* Source data
[Start]

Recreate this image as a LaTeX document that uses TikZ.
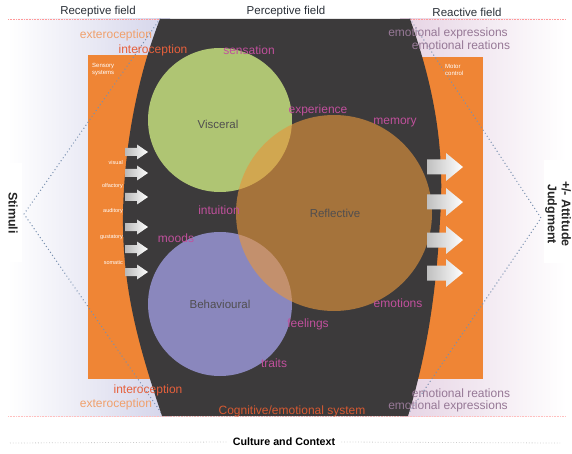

[End]
[Start]

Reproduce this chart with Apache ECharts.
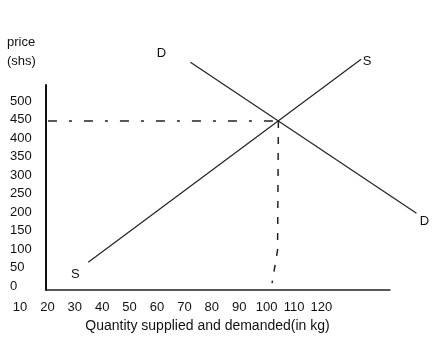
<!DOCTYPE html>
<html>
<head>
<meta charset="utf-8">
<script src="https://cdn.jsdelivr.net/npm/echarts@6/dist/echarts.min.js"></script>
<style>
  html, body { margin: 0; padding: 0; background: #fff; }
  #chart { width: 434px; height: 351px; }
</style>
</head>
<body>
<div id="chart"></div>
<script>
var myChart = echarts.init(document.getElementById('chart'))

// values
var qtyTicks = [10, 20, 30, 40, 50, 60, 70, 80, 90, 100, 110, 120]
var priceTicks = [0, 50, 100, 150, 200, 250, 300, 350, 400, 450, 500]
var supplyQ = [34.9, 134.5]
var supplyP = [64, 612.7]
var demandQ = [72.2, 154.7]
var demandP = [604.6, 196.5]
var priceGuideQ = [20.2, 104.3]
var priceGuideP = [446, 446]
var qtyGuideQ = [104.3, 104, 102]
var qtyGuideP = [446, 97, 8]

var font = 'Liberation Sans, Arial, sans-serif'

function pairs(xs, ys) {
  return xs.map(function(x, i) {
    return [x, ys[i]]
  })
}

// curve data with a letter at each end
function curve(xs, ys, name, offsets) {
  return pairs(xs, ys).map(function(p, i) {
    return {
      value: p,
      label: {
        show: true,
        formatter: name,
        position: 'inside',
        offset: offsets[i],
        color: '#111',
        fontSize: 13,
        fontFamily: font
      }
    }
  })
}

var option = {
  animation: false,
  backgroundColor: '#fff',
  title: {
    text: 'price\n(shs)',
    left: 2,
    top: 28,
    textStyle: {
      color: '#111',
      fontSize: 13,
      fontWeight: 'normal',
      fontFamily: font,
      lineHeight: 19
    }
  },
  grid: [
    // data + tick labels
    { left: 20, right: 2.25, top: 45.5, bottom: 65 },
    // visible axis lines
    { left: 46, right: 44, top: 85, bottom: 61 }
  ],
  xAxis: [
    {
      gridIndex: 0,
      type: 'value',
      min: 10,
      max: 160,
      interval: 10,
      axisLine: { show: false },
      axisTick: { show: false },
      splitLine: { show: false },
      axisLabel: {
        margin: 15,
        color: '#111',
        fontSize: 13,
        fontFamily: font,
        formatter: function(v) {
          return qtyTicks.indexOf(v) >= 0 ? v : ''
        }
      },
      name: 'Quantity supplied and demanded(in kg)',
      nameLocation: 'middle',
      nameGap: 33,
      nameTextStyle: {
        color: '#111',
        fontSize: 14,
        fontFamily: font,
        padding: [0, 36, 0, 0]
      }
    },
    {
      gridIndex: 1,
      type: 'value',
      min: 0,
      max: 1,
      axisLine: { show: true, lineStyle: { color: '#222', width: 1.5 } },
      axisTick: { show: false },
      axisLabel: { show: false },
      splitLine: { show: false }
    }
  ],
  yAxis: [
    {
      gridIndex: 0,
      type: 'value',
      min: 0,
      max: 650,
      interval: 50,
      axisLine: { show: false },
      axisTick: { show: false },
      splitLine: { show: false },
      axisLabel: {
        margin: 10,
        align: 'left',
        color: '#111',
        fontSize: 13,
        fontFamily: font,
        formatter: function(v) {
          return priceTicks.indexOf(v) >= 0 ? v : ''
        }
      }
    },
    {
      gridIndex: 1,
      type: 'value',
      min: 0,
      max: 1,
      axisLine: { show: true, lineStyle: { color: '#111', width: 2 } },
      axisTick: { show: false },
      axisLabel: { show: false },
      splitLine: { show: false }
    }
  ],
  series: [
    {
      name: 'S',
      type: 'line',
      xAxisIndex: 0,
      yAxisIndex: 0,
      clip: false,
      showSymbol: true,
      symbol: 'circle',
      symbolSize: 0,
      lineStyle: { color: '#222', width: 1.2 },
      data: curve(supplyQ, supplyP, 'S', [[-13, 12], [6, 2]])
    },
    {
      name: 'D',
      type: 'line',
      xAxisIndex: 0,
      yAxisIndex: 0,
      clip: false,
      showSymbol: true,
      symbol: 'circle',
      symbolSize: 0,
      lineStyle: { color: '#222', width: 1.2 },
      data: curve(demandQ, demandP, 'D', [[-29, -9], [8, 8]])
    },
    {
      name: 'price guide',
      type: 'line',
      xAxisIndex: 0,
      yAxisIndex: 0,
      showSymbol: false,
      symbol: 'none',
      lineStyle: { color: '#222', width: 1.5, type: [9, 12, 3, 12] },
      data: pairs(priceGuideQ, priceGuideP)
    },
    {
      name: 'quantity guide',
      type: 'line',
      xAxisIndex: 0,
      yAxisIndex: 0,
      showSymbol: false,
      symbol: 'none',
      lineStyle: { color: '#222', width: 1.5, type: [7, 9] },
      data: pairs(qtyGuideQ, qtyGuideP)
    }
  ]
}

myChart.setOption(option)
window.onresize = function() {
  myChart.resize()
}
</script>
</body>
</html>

[End]

* To do
Review the preceding data and report every line that includes the string "this".

* Problem solution
Recreate this image as a LaTeX document that uses TikZ.
Reproduce this chart with Apache ECharts.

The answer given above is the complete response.